Given task ->
Show every line that has the string "recreates" in it.

Input for this task ->

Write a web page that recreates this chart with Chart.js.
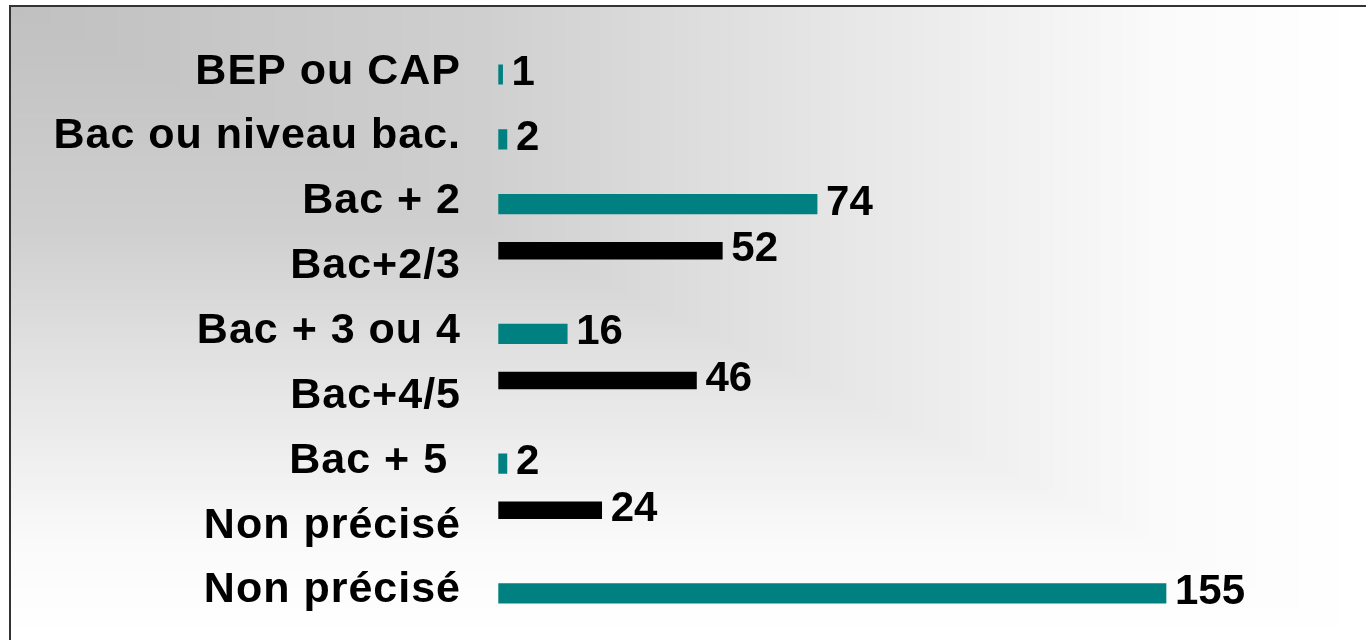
<!DOCTYPE html>
<html>
<head>
<meta charset="utf-8">
<script src="https://cdn.jsdelivr.net/npm/chart.js@4.4.1/dist/chart.umd.min.js"></script>
<style>
    html, body { margin: 0; padding: 0; background: #ffffff; }
    #wrap { width: 1366px; height: 640px; position: relative; }
</style>
</head>
<body>
<div id="wrap"><canvas id="levels-chart"></canvas></div>
<script>
const categories = ['BEP ou CAP', 'Bac ou niveau bac.', 'Bac + 2', 'Bac+2/3', 'Bac + 3 ou 4', 'Bac+4/5', 'Bac + 5 ', 'Non précisé', 'Non précisé'];
const blackValues = [null, null, null, 52, null, 46, null, 24, null];
const tealValues = [1, 2, 74, null, 16, null, 2, null, 155];

const FONT = '"Liberation Sans", Arial, sans-serif';

// grey in the top-left corner fading to white, in rectangular bands like the slide
const shade = (t) => {
    const stops = [[0, 192], [0.35, 207], [0.6, 229], [0.85, 250], [1, 255]];
    for (let i = 1; i < stops.length; i++) {
        if (t <= stops[i][0]) {
            const [t0, v0] = stops[i - 1];
            const [t1, v1] = stops[i];
            const v = Math.round(v0 + (v1 - v0) * (t - t0) / (t1 - t0));
            return `rgb(${v},${v},${v})`;
        }
    }
    return '#ffffff';
};

const backgroundPlugin = {
    id: 'slideBackground',
    beforeDraw: (chart) => {
        const ctx = chart.ctx;
        const ox = 9, oy = 5;
        const w = chart.width - ox, h = chart.height - oy;
        ctx.save();
        ctx.fillStyle = '#ffffff';
        ctx.fillRect(0, 0, chart.width, chart.height);
        const steps = 200;
        for (let k = steps; k >= 1; k--) {
            const t = k / steps;
            ctx.fillStyle = shade(t);
            ctx.fillRect(ox, oy, w * t, h * t);
        }
        ctx.strokeStyle = '#333333';
        ctx.lineWidth = 2;
        ctx.beginPath();
        ctx.moveTo(ox + 1, chart.height);
        ctx.lineTo(ox + 1, oy + 1);
        ctx.lineTo(chart.width, oy + 1);
        ctx.stroke();
        ctx.restore();
        // category labels are drawn slightly spaced out
        ctx.letterSpacing = '1px';
    },
    beforeDatasetsDraw: (chart) => {
        chart.ctx.letterSpacing = '0px';
    }
};

const valueLabelPlugin = {
    id: 'valueLabels',
    afterDatasetsDraw: (chart) => {
        const ctx = chart.ctx;
        ctx.save();
        ctx.letterSpacing = '0px';
        ctx.font = `bold 42px ${FONT}`;
        ctx.fillStyle = '#000000';
        ctx.textAlign = 'left';
        ctx.textBaseline = 'middle';
        chart.data.datasets.forEach((ds, di) => {
            const meta = chart.getDatasetMeta(di);
            meta.data.forEach((bar, i) => {
                const v = ds.data[i];
                if (v === null || v === undefined) return;
                ctx.fillText(String(v), bar.x + 9, bar.y - 1);
            });
        });
        ctx.restore();
    }
};

const ctx = document.getElementById('levels-chart').getContext('2d');
const levelsChart = new Chart(ctx, {
    type: 'bar',
    data: {
        labels: categories,
        datasets: [
            {
                label: 'black',
                data: blackValues,
                backgroundColor: '#000000',
                barThickness: 17
            },
            {
                label: 'teal',
                data: tealValues,
                backgroundColor: '#008080',
                barThickness: 19.5
            }
        ]
    },
    options: {
        indexAxis: 'y',
        responsive: true,
        maintainAspectRatio: false,
        animation: false,
        devicePixelRatio: 1,
        layout: { padding: { top: 32.3, bottom: 24, left: 0, right: 92.3 } },
        plugins: {
            legend: { display: false },
            tooltip: { enabled: false }
        },
        scales: {
            x: {
                display: false,
                min: 0,
                max: 180
            },
            y: {
                grid: { display: false, drawTicks: false },
                border: { display: false },
                ticks: {
                    color: '#000000',
                    padding: 37.3,
                    labelOffset: 7,
                    font: { family: FONT, size: 43, weight: 'bold' }
                },
                afterFit: (scale) => {
                    scale.width = 498.3;
                    // the tick padding is only meant to push labels left, not to shrink the plot vertically
                    scale.paddingTop = 0;
                    scale.paddingBottom = 0;
                }
            }
        }
    },
    plugins: [backgroundPlugin, valueLabelPlugin]
});
</script>
</body>
</html>
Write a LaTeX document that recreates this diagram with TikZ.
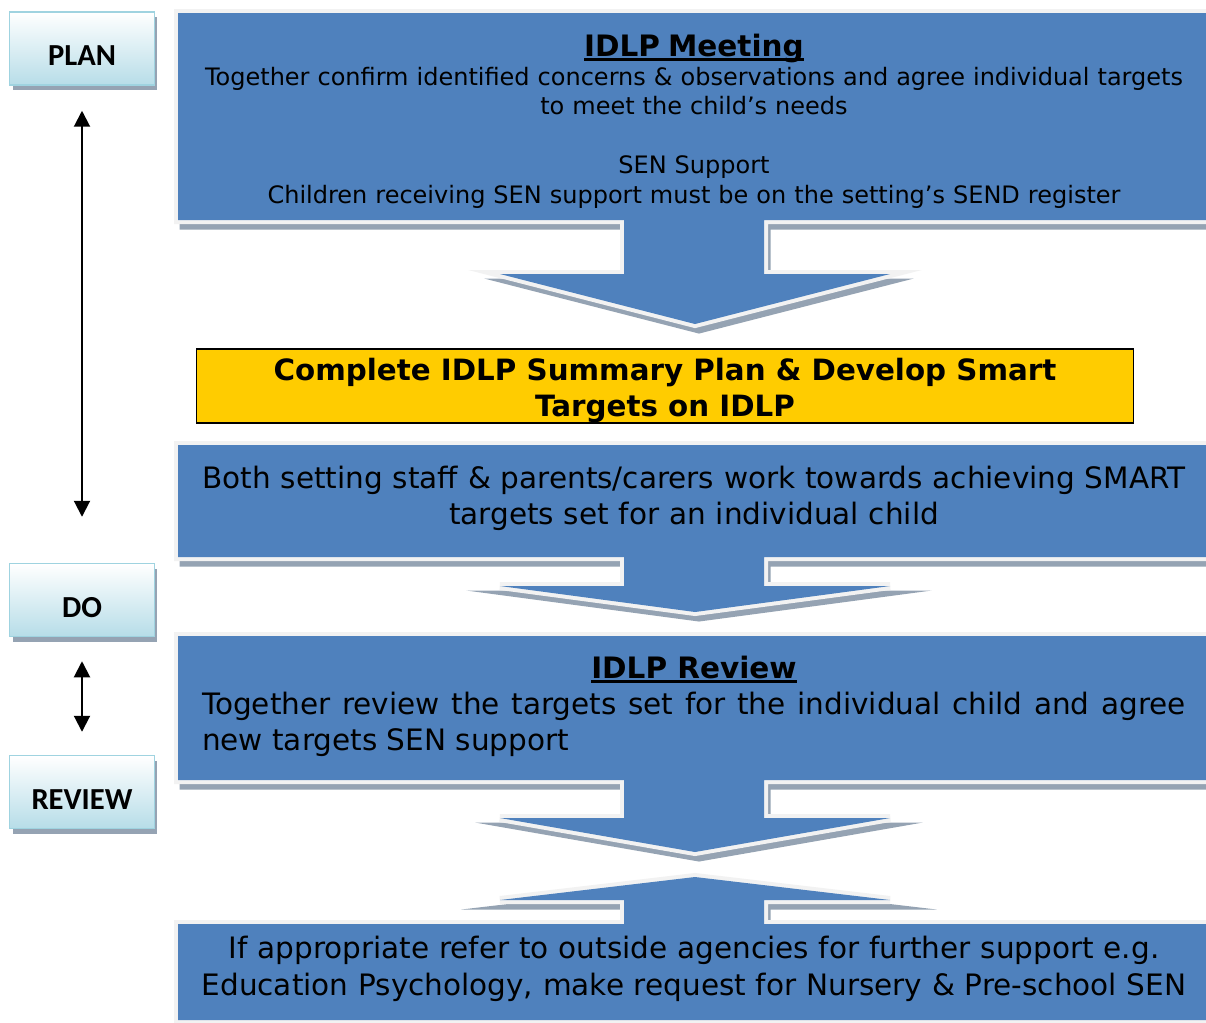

Exercise response ->
Write a web page that recreates this chart with Chart.js.
Write a LaTeX document that recreates this diagram with TikZ.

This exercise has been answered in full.